Bitcoin could potentially be the biggest success story of our generation. In the past decade alone, it has enabled the rise of an entire industry, one that rivals modern civilization’s greatest institutions. No longer is crypto considered mere ‘Internet money,’ one that only has relevance among tech enthusiasts and likes of the cypherpunks. Today, it’s seeing growing interest from Wall Street and the powerful corridors of institutional and traditional finance.
Do price models help Bitcoin’s identity crisis?
Interestingly, over the past few years, Bitcoin has slowly but surely cemented itself as one of the most robust forms of long-term investments. In fact, one of the key drivers of investor confidence in Bitcoin has been the growing clarity in crypto-regulations to suit the digital age of finance. However, a shift from being primarily a means of exchange to a store of value has had serious implications for the cryptocurrency, the most notable being the growing popularity of prediction models.
Bitcoin prediction models have gained renewed interest lately. While seemingly headline grabbers, among them, the Stock to Flow model seems to dominate user interest the most.

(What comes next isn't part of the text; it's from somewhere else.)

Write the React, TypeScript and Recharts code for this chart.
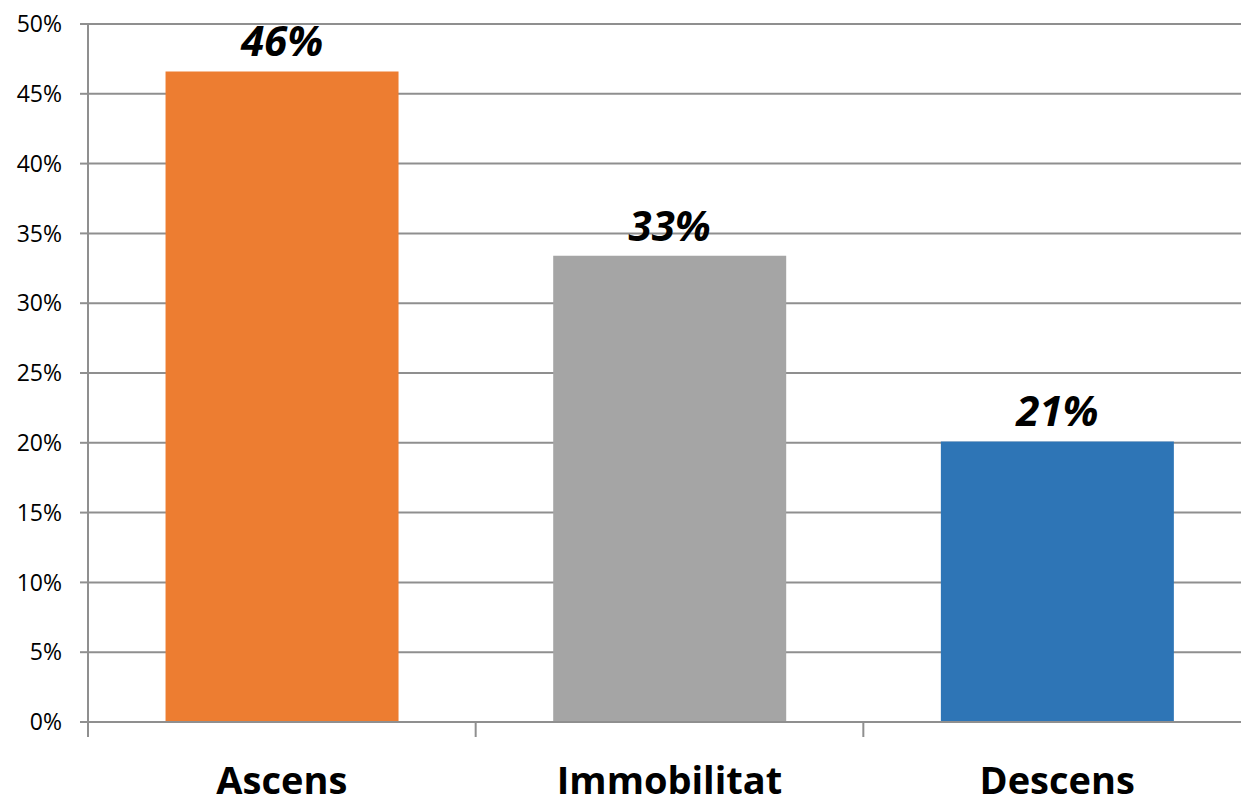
import React from 'react';
import { BarChart, Bar, XAxis, YAxis, CartesianGrid, Cell, LabelList } from 'recharts';

const categories = ['Ascens', 'Immobilitat', 'Descens'];
const values = [46.6, 33.4, 20.1];
const valueLabels = ['46%', '33%', '21%'];
const colors = ['#ED7D31', '#A5A5A5', '#2E75B6'];
const yTicks = [0, 5, 10, 15, 20, 25, 30, 35, 40, 45, 50];

const data = categories.map((c, i) => ({ name: c, value: values[i], label: valueLabels[i] }));

const W = 1262;
const H = 804;
const MARGIN = { top: 24, right: 11, bottom: 0, left: 0 };
const Y_W = 88;
const BAND = (W - MARGIN.left - MARGIN.right - Y_W) / categories.length;
const GRID = '#8f8f8f';
const FONT = '"Open Sans", Lato, sans-serif';

const XTick = (props: any) => {
  const { x, y, payload } = props;
  return (
    <g>
      <line x1={x - BAND / 2} x2={x - BAND / 2} y1={y} y2={y + 15} stroke={GRID} strokeWidth={2} />
      <text x={x} y={y + 72} textAnchor="middle" fontFamily={FONT} fontWeight={700} fontSize={38} fill="#000">
        {payload.value}
      </text>
    </g>
  );
};

const ValueLabel = (props: any) => {
  const { x, y, width, value } = props;
  return (
    <text x={x + width / 2} y={y - 15} textAnchor="middle" fontFamily={FONT} fontWeight={700} fontStyle="italic" fontSize={42} fill="#000">
      {value}
    </text>
  );
};

export default function App() {
  return (
    <div style={{ position: 'absolute', left: 0, top: 0, width: 1241, height: 804, overflow: 'hidden', background: '#fff' }}>
      <BarChart width={W} height={H} data={data} margin={MARGIN} barCategoryGap="20%">
        <CartesianGrid vertical={false} stroke={GRID} strokeWidth={2} />
        <XAxis
          dataKey="name"
          height={H - 722}
          tickSize={0}
          tickMargin={0}
          tickLine={false}
          axisLine={{ stroke: GRID, strokeWidth: 2 }}
          tick={<XTick />}
          interval={0}
        />
        <YAxis
          width={Y_W}
          domain={[0, 50]}
          ticks={yTicks}
          interval={0}
          tickFormatter={(v: number) => `${v}%`}
          tickSize={8}
          tickMargin={18}
          tickLine={{ stroke: GRID, strokeWidth: 2 }}
          axisLine={{ stroke: GRID, strokeWidth: 2 }}
          tick={{ fontFamily: FONT, fontSize: 23, fill: '#000' }}
        />
        <Bar dataKey="value" isAnimationActive={false}>
          {data.map((d, i) => (
            <Cell key={d.name} fill={colors[i]} />
          ))}
          <LabelList dataKey="label" content={<ValueLabel />} />
        </Bar>
      </BarChart>
    </div>
  );
}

As a store of value, Bitcoin has had to compete with monetary metals like gold. While opinions are often very polarising for gold-bugs and crypto-enthusiasts regarding which asset the future belongs to, the S2F model has shown that both Bitcoin and gold share common strands of DNA as both propagate scarcity as a driver of value.
S2F and Bitcoin – Gold rivalry
While gold is a natural resource that exists in limited quantity, Bitcoin has emulated the same principle via its code. Its 21 million hard cap ensures that its stock to flow ratio will compete with that of gold and may even be well-positioned to overtake that of gold in the coming years.
Taking 2020 as an example, despite its shortcomings, in terms of returns, Bitcoin seems to have trumped gold and interestingly, Bitcoin’s higher volatility may have actually helped out here.
For new users who are looking at Bitcoin as a store of value, models like the S2F provide scenarios that are extremely lucrative.
Models like S2F have become very crucial agents that drive the longer bullish narrative for Bitcoin. The very fact that the price has stayed true to the model’s predicted pattern shows that historical precedents are on the side of Bitcoin as it journeys to the $100k mark.
However, over the past few weeks, conversations around Bitcoin have been mostly around whether or not the king coin will breach the $10k resistance. While S2F parades Bitcoin as the asset that will be valued at $100k in a year or two, the coin is currently struggling to realize 10 percent of that projected value.
This creates dissonance. Critics argue that S2F proponents need to go beyond historical precedents and take into account the different variables that may have an effect on Bitcoin’s price, and not be limited to just the scarcity narrative. In fact, a recent report by Messari had highlighted that,
“S2F proponents need to provide underlying reasons for why such a causal relationship would exist. Pointing out historical correlation between bitcoin’s price and its S2F is not enough.”
For example, if one were to take a look at Bitcoin’s volatility, in the past year alone, it is fairly evident that Bitcoin can rock the boat quite furiously.
Are prediction models caught up in an echo chamber?
While financial models do get things wrong, what is interesting to note is that with the S2F, the fact that previous price actions have abided to its rules makes many Bitcoin maximalist and investors extremely hopeful of the model’s success. In fact, in the months since PlanB revealed the dynamics of the model, the $100k target seems more like a promise than a prediction, at times, like when the $10k mark poses significant resistance.
Introducing the (FF) Whale Model! 🐋
This quantum analysis model uses dozens of statistical modeling, measurement, and research to predict #Bitcoin's future price.
It forecasts the bottom in 2021, then the start of a bull run in 2022.
— Whale 🐋 (@CryptoWhale) June 2, 2020
Interestingly, a new quantum model for Bitcoin’s price was in the limelight at the start of the month, one that painted a totally different narrative for the king coin. Unlike the S2F, the Fermisions Flows (FF) Whale model supposedly uses quantum analysis to predict the future price of Bitcoin. It noted that for Bitcoin, a near-term price slump is plausible before it bounces back to ATHs in the coming years.
The dissonance between this model and other models like the S2F once again highlights how various price models take different aspects and base their predictions on those aspects alone. Generally, they don’t account for other factors and aspects that might come into play, making them very skewed and very faulty.
Any model, whether it is the S2F or a lesser-known one, if it must offer insight into Bitcoin’s price performance in the years to come, must be beyond the sum of these individual parts and should be a product of a myriad of variables such regulations, macro-economic catalysts, scarcity, correlation with traditional markets, etc.